I have so much going on in my head right now I feel like I can't see straight. Really.
I think I have said before on here that I am taking Marriage and Family Counseling this semester. Whew. Why did I wait till my last year to decide I wish I could at least have audited more counseling classes. I am thankful at least to get this one in. Dude. It is rocking my world though. What is hard right now too is that I can't find the time or brainpower to process what all is talked about in the class. I will explain more later maybe...I can't even process what I want to share on the blog really.
Pray for me. That I can process these things that are rolling around in my head. That the Lord will use this to grow me and use it to further His kingdom.
So this last class, we had a speaker come from Firstlight here in St. Louis. She spoke on the Trauma for spouses of men (which can also be said for the opposite as well) with sexual addiction issues. The stats are crushing.

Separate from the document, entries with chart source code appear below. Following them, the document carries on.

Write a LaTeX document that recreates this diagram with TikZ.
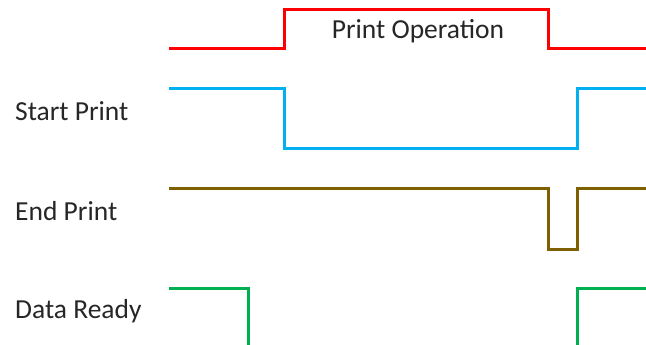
\documentclass[tikz,border=0pt]{standalone}
\usepackage{fontspec}
\setmainfont{Carlito}
\definecolor{opred}{HTML}{FF0000}
\definecolor{startblue}{HTML}{00B0F0}
\definecolor{endbrown}{HTML}{7F6000}
\definecolor{readygreen}{HTML}{00B050}
\tikzset{
  wave/.style={line width=3pt, line join=miter, line cap=butt},
  labelfont/.style={font=\fontsize{27.5}{32}\selectfont, text=black!85},
  siglabel/.style={labelfont, anchor=west, inner sep=0pt}
}
\begin{document}
\begin{tikzpicture}[x=1pt, y=-1pt]
  \useasboundingbox (0,0) rectangle (646,345);
  % Print Operation window
  \draw[wave, opred] (169,49) -- (284,49) -- (284,10) -- (548,10) -- (548,49) -- (646,49);
  \node[labelfont, inner sep=0pt] (op) at (418,31) {Print Operation};
  % Start Print
  \node[siglabel] (sp) at (15,111) {Start Print};
  \draw[wave, startblue] (169,89) -- (284,89) -- (284,148) -- (577,148) -- (577,89) -- (646,89);
  % End Print
  \node[siglabel] (ep) at (15,211) {End Print};
  \draw[wave, endbrown] (169,188) -- (548,188) -- (548,249) -- (577,249) -- (577,188) -- (646,188);
  % Data Ready
  \node[siglabel] (dr) at (15,311) {Data Ready};
  \draw[wave, readygreen] (169,288) -- (248,288) -- (248,346);
  \draw[wave, readygreen] (577,346) -- (577,288) -- (646,288);
\end{tikzpicture}
\end{document}
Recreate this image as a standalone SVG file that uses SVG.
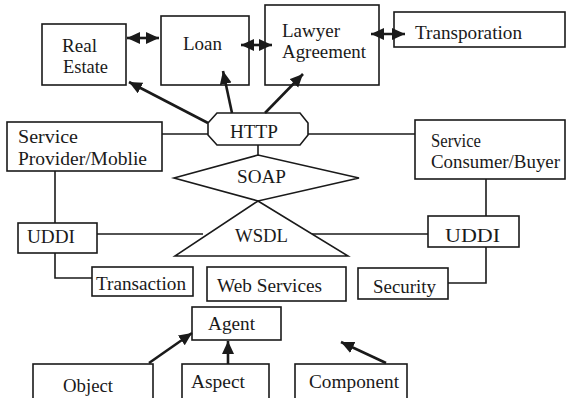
<svg xmlns="http://www.w3.org/2000/svg" width="566" height="398" viewBox="0 0 566 398">
<style>
.box{fill:none;stroke:#1a1a1a;stroke-width:1.6}
.ln{fill:none;stroke:#1a1a1a;stroke-width:1.6}
.ar{fill:none;stroke:#1a1a1a;stroke-width:2.6}
.t{font-family:'Liberation Serif','Times New Roman',serif;font-size:18px;fill:#1a1a1a}
</style>
<defs>
<marker id="ah" markerUnits="userSpaceOnUse" markerWidth="16" markerHeight="14" refX="13" refY="6" orient="auto-start-reverse">
<path d="M0,0 L13,6 L0,12 Z" fill="#1a1a1a"/>
</marker>
</defs>
<rect width="566" height="398" fill="#fff"/>
<g id="connectors">
<line class="ar" x1="127" y1="38" x2="159" y2="38" marker-start="url(#ah)" marker-end="url(#ah)"/>
<line class="ar" x1="241" y1="45" x2="272" y2="45" marker-start="url(#ah)" marker-end="url(#ah)"/>
<line class="ar" x1="371" y1="34" x2="405" y2="34" marker-start="url(#ah)" marker-end="url(#ah)"/>
<line class="ar" x1="208" y1="123" x2="129" y2="82" marker-end="url(#ah)"/>
<line class="ar" x1="232" y1="113" x2="223" y2="71" marker-end="url(#ah)"/>
<line class="ar" x1="265" y1="113" x2="303" y2="74" marker-end="url(#ah)"/>
<line class="ln" x1="162" y1="134" x2="208" y2="134"/>
<line class="ln" x1="308" y1="134" x2="415" y2="134"/>
<line class="ln" x1="258" y1="145" x2="258" y2="155"/>
<line class="ln" x1="55" y1="171" x2="55" y2="223"/>
<line class="ln" x1="486" y1="179" x2="486" y2="216"/>
<line class="ln" x1="97" y1="234" x2="203" y2="234"/>
<line class="ln" x1="312" y1="234" x2="428" y2="234"/>
<polyline class="ln" points="55,253 55,278 92,278"/>
<polyline class="ln" points="486,247 486,283 448,283"/>
<line class="ar" x1="149" y1="363" x2="192" y2="333" marker-end="url(#ah)"/>
<line class="ar" x1="228" y1="364" x2="228" y2="341" marker-end="url(#ah)"/>
<line class="ar" x1="386" y1="363" x2="341" y2="342" marker-end="url(#ah)"/>
</g>
<g id="real-estate"><rect class="box" x="42" y="24" width="84" height="61"/><text class="t" x="62" y="52" textLength="35" lengthAdjust="spacingAndGlyphs">Real</text><text class="t" x="63" y="73" textLength="45" lengthAdjust="spacingAndGlyphs">Estate</text></g>
<g id="loan"><rect class="box" x="161" y="16" width="88" height="69"/><text class="t" x="183" y="50" textLength="39" lengthAdjust="spacingAndGlyphs">Loan</text></g>
<g id="lawyer"><rect class="box" x="265" y="5" width="114" height="80"/><text class="t" x="282" y="37" textLength="58" lengthAdjust="spacingAndGlyphs">Lawyer</text><text class="t" x="282" y="58" textLength="84" lengthAdjust="spacingAndGlyphs">Agreement</text></g>
<g id="transporation"><rect class="box" x="394" y="12" width="171" height="35"/><text class="t" x="415" y="39" textLength="107" lengthAdjust="spacingAndGlyphs">Transporation</text></g>
<g id="http"><polygon class="box" points="217,113 300,113 308,123 308,135 300,145 217,145 208,135 208,123"/><text class="t" x="230" y="138" textLength="48" lengthAdjust="spacingAndGlyphs">HTTP</text></g>
<g id="provider"><rect class="box" x="7" y="122" width="155" height="49"/><text class="t" x="18" y="143" textLength="60" lengthAdjust="spacingAndGlyphs">Service</text><text class="t" x="18" y="165" textLength="129" lengthAdjust="spacingAndGlyphs">Provider/Moblie</text></g>
<g id="consumer"><rect class="box" x="415" y="120" width="150" height="59"/><text class="t" x="431" y="147" textLength="50" lengthAdjust="spacingAndGlyphs">Service</text><text class="t" x="431" y="168" textLength="129" lengthAdjust="spacingAndGlyphs">Consumer/Buyer</text></g>
<g id="soap"><polygon class="box" points="174,178 258,155 359,178 258,201"/><text class="t" x="237" y="183" textLength="49" lengthAdjust="spacingAndGlyphs">SOAP</text></g>
<g id="wsdl"><polygon class="box" points="258,201 348,256 175,256"/><text class="t" x="235" y="242" textLength="53" lengthAdjust="spacingAndGlyphs">WSDL</text></g>
<g id="uddi-left"><rect class="box" x="18" y="223" width="79" height="30"/><text class="t" x="27" y="243" textLength="48" lengthAdjust="spacingAndGlyphs">UDDI</text></g>
<g id="uddi-right"><rect class="box" x="428" y="216" width="91" height="31"/><text class="t" x="445" y="242" textLength="55" lengthAdjust="spacingAndGlyphs">UDDI</text></g>
<g id="transaction"><rect class="box" x="92" y="267" width="101" height="29"/><text class="t" x="96" y="290" textLength="90" lengthAdjust="spacingAndGlyphs">Transaction</text></g>
<g id="web-services"><rect class="box" x="207" y="267" width="139" height="34"/><text class="t" x="217" y="292" textLength="105" lengthAdjust="spacingAndGlyphs">Web Services</text></g>
<g id="security"><rect class="box" x="358" y="268" width="90" height="31"/><text class="t" x="373" y="293" textLength="63" lengthAdjust="spacingAndGlyphs">Security</text></g>
<g id="agent"><rect class="box" x="192" y="307" width="89" height="33"/><text class="t" x="208" y="330" textLength="47" lengthAdjust="spacingAndGlyphs">Agent</text></g>
<g id="object"><rect class="box" x="33" y="364" width="120" height="40"/><text class="t" x="63" y="392" textLength="50" lengthAdjust="spacingAndGlyphs">Object</text></g>
<g id="aspect"><rect class="box" x="182" y="364" width="87" height="40"/><text class="t" x="191" y="388" textLength="54" lengthAdjust="spacingAndGlyphs">Aspect</text></g>
<g id="component"><rect class="box" x="295" y="364" width="112" height="40"/><text class="t" x="309" y="388" textLength="90" lengthAdjust="spacingAndGlyphs">Component</text></g>
</svg>
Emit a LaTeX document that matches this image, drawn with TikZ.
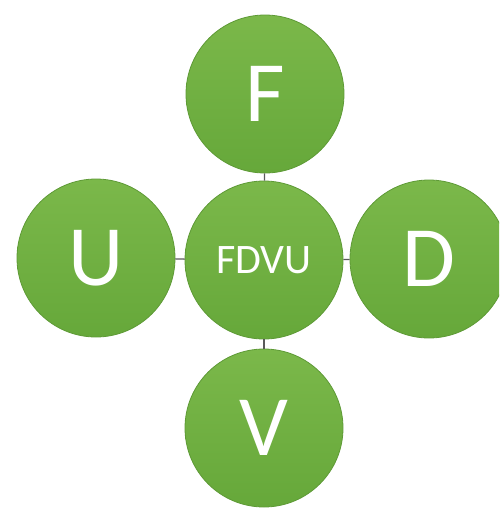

50% of Christian men say they are addicted to pornography. (That is PRESENT tense...)
9 out of 10 boys are exposed to pornography before the age of 18.
75% of PASTORS say they are not accountable to anyone for their internet use.
67% of young men report that watching pornography is an acceptable way to express one's sexuality.
Maybe I am going to step on toes with this. Do I care? Maybe I need to. There are more stats if you look on Covenant Eyes website.
What upsets me as I begin to process all that was talked about is that we don't address this in the church. That is a generalized statement, I know, and there are some that are for sure. But how many times do you see a woman come forward for help because she is suffering from PTSD due to her husband dealing with a sexual addiction. Do women (and yes, I know it can go the other way as well...) feel safety somewhere within the church to find help, to get support and help. Or do men feel safe to say that they are struggling with a sexual addiction, or a woman feel safe to say she struggles as well with the same.
Then you look at the statistics dealing with children. That makes me want to go throw up really. What really it needs to make me want to do is get on my face and cover my children in prayer over this issue. Maybe that is what the Lord ultimately wants to teach me in all of this.
Ack. My head is spinning. Lord, come quickly.